* Items listed in a dataset
---
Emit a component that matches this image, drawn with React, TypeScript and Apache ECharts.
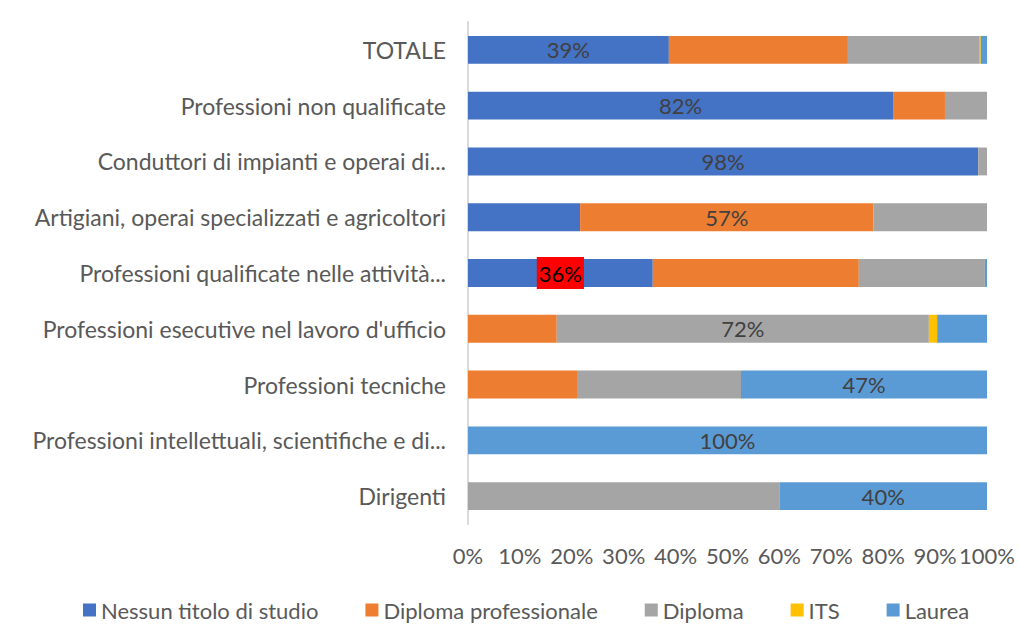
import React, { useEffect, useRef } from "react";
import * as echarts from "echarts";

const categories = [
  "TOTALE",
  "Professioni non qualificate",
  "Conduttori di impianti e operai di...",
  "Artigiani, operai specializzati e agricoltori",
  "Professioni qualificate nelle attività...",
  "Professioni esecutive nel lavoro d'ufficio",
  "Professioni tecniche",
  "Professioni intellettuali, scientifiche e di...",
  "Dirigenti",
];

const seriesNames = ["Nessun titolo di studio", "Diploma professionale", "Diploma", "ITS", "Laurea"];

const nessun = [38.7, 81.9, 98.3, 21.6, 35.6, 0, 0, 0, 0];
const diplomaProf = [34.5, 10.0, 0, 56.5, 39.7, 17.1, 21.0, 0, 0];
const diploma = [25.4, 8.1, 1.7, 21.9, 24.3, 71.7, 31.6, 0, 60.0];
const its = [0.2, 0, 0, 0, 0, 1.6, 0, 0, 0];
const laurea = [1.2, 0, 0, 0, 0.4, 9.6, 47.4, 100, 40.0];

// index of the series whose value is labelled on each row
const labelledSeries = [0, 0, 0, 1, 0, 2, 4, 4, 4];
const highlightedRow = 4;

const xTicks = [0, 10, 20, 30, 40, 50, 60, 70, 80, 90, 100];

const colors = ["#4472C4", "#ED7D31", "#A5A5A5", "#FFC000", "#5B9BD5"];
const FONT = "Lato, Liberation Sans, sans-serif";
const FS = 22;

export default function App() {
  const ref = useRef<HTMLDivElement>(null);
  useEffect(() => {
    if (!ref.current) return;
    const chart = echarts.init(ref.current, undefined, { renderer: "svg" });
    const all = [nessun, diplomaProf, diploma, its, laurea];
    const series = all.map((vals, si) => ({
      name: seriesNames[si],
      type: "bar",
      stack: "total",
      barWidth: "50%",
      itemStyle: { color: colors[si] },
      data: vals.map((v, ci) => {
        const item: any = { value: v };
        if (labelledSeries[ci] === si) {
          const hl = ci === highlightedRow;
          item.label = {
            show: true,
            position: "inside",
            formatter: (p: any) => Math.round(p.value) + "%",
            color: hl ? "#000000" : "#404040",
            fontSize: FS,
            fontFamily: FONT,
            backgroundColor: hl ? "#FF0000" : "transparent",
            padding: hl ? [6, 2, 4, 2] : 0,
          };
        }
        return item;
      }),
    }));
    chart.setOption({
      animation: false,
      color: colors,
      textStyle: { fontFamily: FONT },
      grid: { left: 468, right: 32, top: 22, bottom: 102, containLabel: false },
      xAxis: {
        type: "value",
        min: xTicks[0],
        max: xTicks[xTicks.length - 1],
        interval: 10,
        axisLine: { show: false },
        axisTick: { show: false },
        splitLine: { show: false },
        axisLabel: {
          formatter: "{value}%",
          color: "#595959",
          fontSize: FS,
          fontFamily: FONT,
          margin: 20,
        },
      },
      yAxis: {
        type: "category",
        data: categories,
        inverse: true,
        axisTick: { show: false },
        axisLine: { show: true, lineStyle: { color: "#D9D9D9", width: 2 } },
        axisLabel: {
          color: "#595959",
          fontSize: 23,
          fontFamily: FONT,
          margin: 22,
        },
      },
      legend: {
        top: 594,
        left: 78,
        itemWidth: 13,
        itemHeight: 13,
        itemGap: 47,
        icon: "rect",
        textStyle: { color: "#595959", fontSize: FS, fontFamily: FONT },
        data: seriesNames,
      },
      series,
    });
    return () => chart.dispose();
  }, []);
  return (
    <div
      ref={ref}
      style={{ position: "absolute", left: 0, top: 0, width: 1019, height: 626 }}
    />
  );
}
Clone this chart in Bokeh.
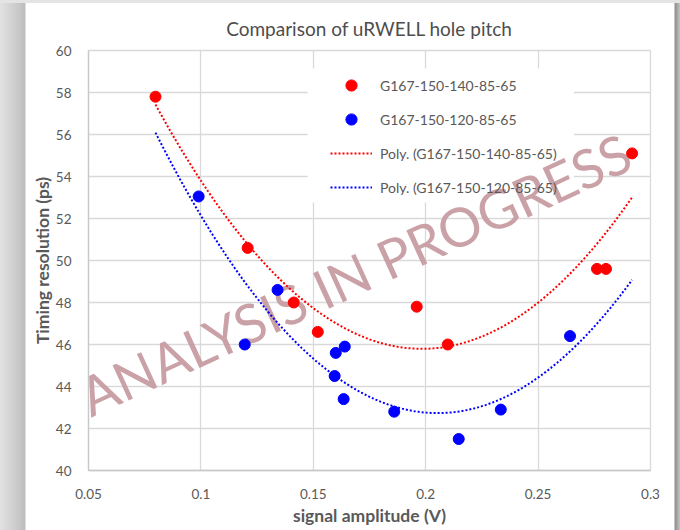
---
Filter the data, keeping only the lines that contain "React".

* Result for this exercise
Emit a component that matches this image, drawn with React, TypeScript and Apache ECharts.
import React, { useEffect, useRef } from "react";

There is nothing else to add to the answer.